Solution Explanation: Check if All Characters Have Equal Number of Occurrences

The problem asks to determine if all characters in a given string have the same frequency of occurrence. The most efficient approach uses a hash table (or an array in this case, since we're dealing with lowercase English letters) to count character occurrences, followed by a check for frequency equality.

Approach

1. Character Counting: We iterate through the input string s. For each character, we increment its count in a frequency array (cnt). Since we're dealing with lowercase English letters, an array of size 26 is sufficient. cnt[i] will store the count of the character corresponding to 'a' + i.

2. Frequency Check: We iterate through the cnt array.

   • We skip characters with zero occurrences (they don't affect the outcome).
   • If we find a non-zero count that differs from the previously encountered non-zero count (v), it means the frequencies are not equal, and we return false.
   • Otherwise, we update v to the current non-zero count.
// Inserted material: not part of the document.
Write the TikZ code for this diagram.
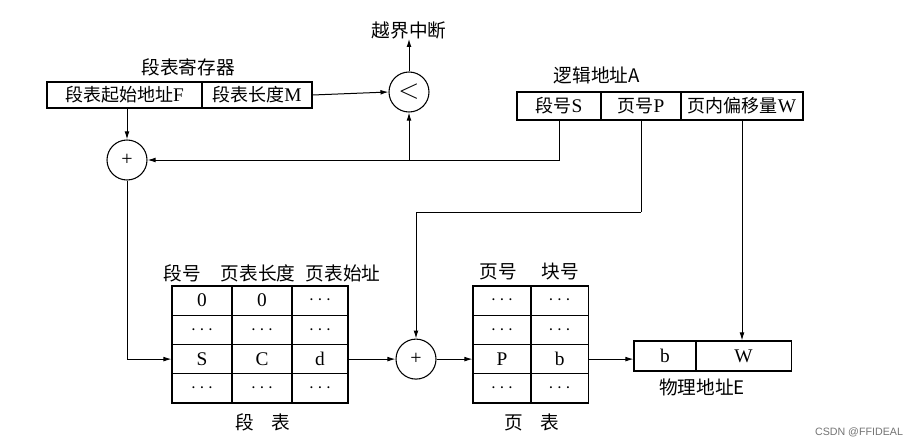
\documentclass[tikz,border=0pt]{standalone}
\usepackage{fontspec}
\setmainfont{Liberation Serif}
\newfontfamily\cjk{Noto Sans CJK SC}
\newfontfamily\wmfont{Liberation Sans}
\usetikzlibrary{arrows.meta}
\begin{document}
\begin{tikzpicture}[x=0.75pt,y=-0.75pt,
  arr/.style={line width=0.75pt,-{Latex[length=6pt,width=3.6pt]}},
  ln/.style={line width=0.75pt},
  cell/.style={draw,line width=0.8pt,inner sep=0,font=\fontsize{14.5}{14.5}\selectfont},
  lbl/.style={inner sep=0,font=\cjk\fontsize{14}{14}\selectfont},
  circ/.style={circle,draw,line width=0.8pt,minimum size=30pt,inner sep=0},
  outer/.style={draw,line width=1.2pt}]
\useasboundingbox (0,0) rectangle (917,446);

% segment register
\node[cell,minimum width=116.25pt,minimum height=19.5pt] (regF) at (124.5,95) {{\cjk\fontsize{13.5}{13.5}\selectfont 段表起始地址}F};
\node[cell,minimum width=82.5pt,minimum height=19.5pt] (regM) at (257,95) {{\cjk\fontsize{13.5}{13.5}\selectfont 段表长度}M};
\draw[outer] (regF.north west) rectangle (regM.south east);
\node[lbl] (regL) at (188,67) {段表寄存器};

% compare
\node[circ] (cmp) at (409,92) {\fontsize{20}{20}\selectfont$<$};
\node[lbl] (intr) at (409,30) {越界中断};
\draw[arr] (regM.east) -- (cmp.west);
\draw[arr] (cmp.north) -- (intr.south);

% logical address
\node[cell,minimum width=63pt,minimum height=21pt] (laS) at (559,106) {{\cjk\fontsize{13.5}{13.5}\selectfont 段号}S};
\node[cell,minimum width=60pt,minimum height=21pt] (laP) at (641,106) {{\cjk\fontsize{13.5}{13.5}\selectfont 页号}P};
\node[cell,minimum width=91.5pt,minimum height=21pt] (laW) at (742,106) {{\cjk\fontsize{13.5}{13.5}\selectfont 页内偏移量}W};
\draw[outer] (laS.north west) rectangle (laW.south east);
\node[lbl] (laL) at (597,75) {逻辑地址A};

% adder 1
\node[circ] (plus1) at (127,160) {\fontsize{15}{15}\selectfont +};
\draw[arr] (plus1 |- regF.south) -- (plus1.north);
\draw[arr] (laS.south) |- (plus1.east);
\coordinate (jn) at (cmp |- plus1);
\draw[arr] (jn) -- (cmp.south);

% segment table
\foreach \r/\y/\a/\b/\c in {1/300.6/0/0/$\cdots$, 2/329.9/$\cdots$/$\cdots$/$\cdots$, 3/359.1/S/C/d, 4/388.4/$\cdots$/$\cdots$/$\cdots$}{
  \node[cell,minimum width=45pt,minimum height=21.94pt] (s\r a) at (202,\y) {\a};
  \node[cell,minimum width=45pt,minimum height=21.94pt] (s\r b) at (262,\y) {\b};
  \node[cell,minimum width=42pt,minimum height=21.94pt] (s\r c) at (320,\y) {\c};
}
\draw[outer] (s1a.north west) rectangle (s4c.south east);
\node[lbl] (sh1) at (182,273) {段号};
\node[lbl] (sh2) at (258,273) {页表长度};
\node[lbl] (sh3) at (343,273) {页表始址};
\node[lbl] (sL) at (263,422) {段\hspace{13pt}表};

% adder 2
\node[circ] (plus2) at (416,359.1) {\fontsize{15}{15}\selectfont +};
\draw[arr] (plus1.south) |- (s3a.west);
\draw[arr] (s3c.east) -- (plus2.west);
\coordinate (pbend) at (laP.south |- 0,212);
\draw[ln] (laP.south) -- (pbend);
\draw[arr] (pbend) -| (plus2.north);

% page table
\foreach \r/\y/\a/\b in {1/300.6/$\cdots$/$\cdots$, 2/329.9/$\cdots$/$\cdots$, 3/359.1/P/b, 4/388.4/$\cdots$/$\cdots$}{
  \node[cell,minimum width=43.5pt,minimum height=21.94pt] (p\r a) at (502,\y) {\a};
  \node[cell,minimum width=42.75pt,minimum height=21.94pt] (p\r b) at (559.6,\y) {\b};
}
\draw[outer] (p1a.north west) rectangle (p4b.south east);
\node[lbl] (ph1) at (498,272) {页号};
\node[lbl] (ph2) at (560,272) {块号};
\node[lbl] (pL) at (532,422) {页\hspace{13pt}表};
\draw[arr] (plus2.east) -- (p3a.west);

% physical address
\node[cell,minimum width=46.5pt,minimum height=22.5pt] (eb) at (665,356) {b};
\node[cell,minimum width=71.25pt,minimum height=22.5pt] (eW) at (743.6,356) {W};
\draw[outer] (eb.north west) rectangle (eW.south east);
\node[lbl] (eL) at (702,387) {物理地址E};
\draw[arr] (p3b.east) -- (p3b.east -| eb.west);
\draw[arr] (laW.south) -- (laW.south |- eW.north);

% watermark
\node[inner sep=0,font=\wmfont\fontsize{8}{8}\selectfont,text=black!55] (wm) at (859,432) {CSDN @FFIDEAL};
\end{tikzpicture}
\end{document}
3. Return True: If the loop completes without finding unequal frequencies, it means all characters with non-zero occurrences have the same frequency, and we return true.

Time and Space Complexity Analysis

• Time Complexity: O(n), where n is the length of the input string s. This is because we iterate through the string once to count character frequencies and then iterate through the cnt array (which has a constant size of 26).

• Space Complexity: O(1). The space used by the cnt array is constant (26 elements), regardless of the input string's length.

Code Implementation in Multiple Languages

The following code snippets implement the approach described above in several programming languages:

Python:

from collections import Counter
 
class Solution:
    def areOccurrencesEqual(self, s: str) -> bool:
        return len(set(Counter(s).values())) == 1

This Python solution leverages the Counter object from the collections module for efficient character counting. It then checks if the set of counts contains only one unique value.

Java:

class Solution {
    public boolean areOccurrencesEqual(String s) {
        int[] cnt = new int[26];
        for (char c : s.toCharArray()) {
            cnt[c - 'a']++;
        }
        int firstNonZero = -1;
        for (int count : cnt) {
            if (count > 0) {
                if (firstNonZero == -1) {
                    firstNonZero = count;
                } else if (count != firstNonZero) {
                    return false;
                }
            }
        }
        return true;
    }
}

This Java solution uses an integer array cnt for character counting and efficiently checks for frequency equality.

C++:

class Solution {
public:
    bool areOccurrencesEqual(string s) {
        vector<int> cnt(26, 0);
        for (char c : s) {
            cnt[c - 'a']++;
        }
        int firstNonZero = -1;
        for (int count : cnt) {
            if (count > 0) {
                if (firstNonZero == -1) {
                    firstNonZero = count;
                } else if (count != firstNonZero) {
                    return false;
                }
            }
        }
        return true;
    }
};

The C++ solution is similar to the Java version, using a vector for character counts.

(Other languages like Go, TypeScript, and PHP would follow a similar structure, using appropriate data structures for character counting and frequency checking.)

This detailed explanation, along with the code examples in multiple languages, provides a comprehensive understanding of how to solve this problem efficiently.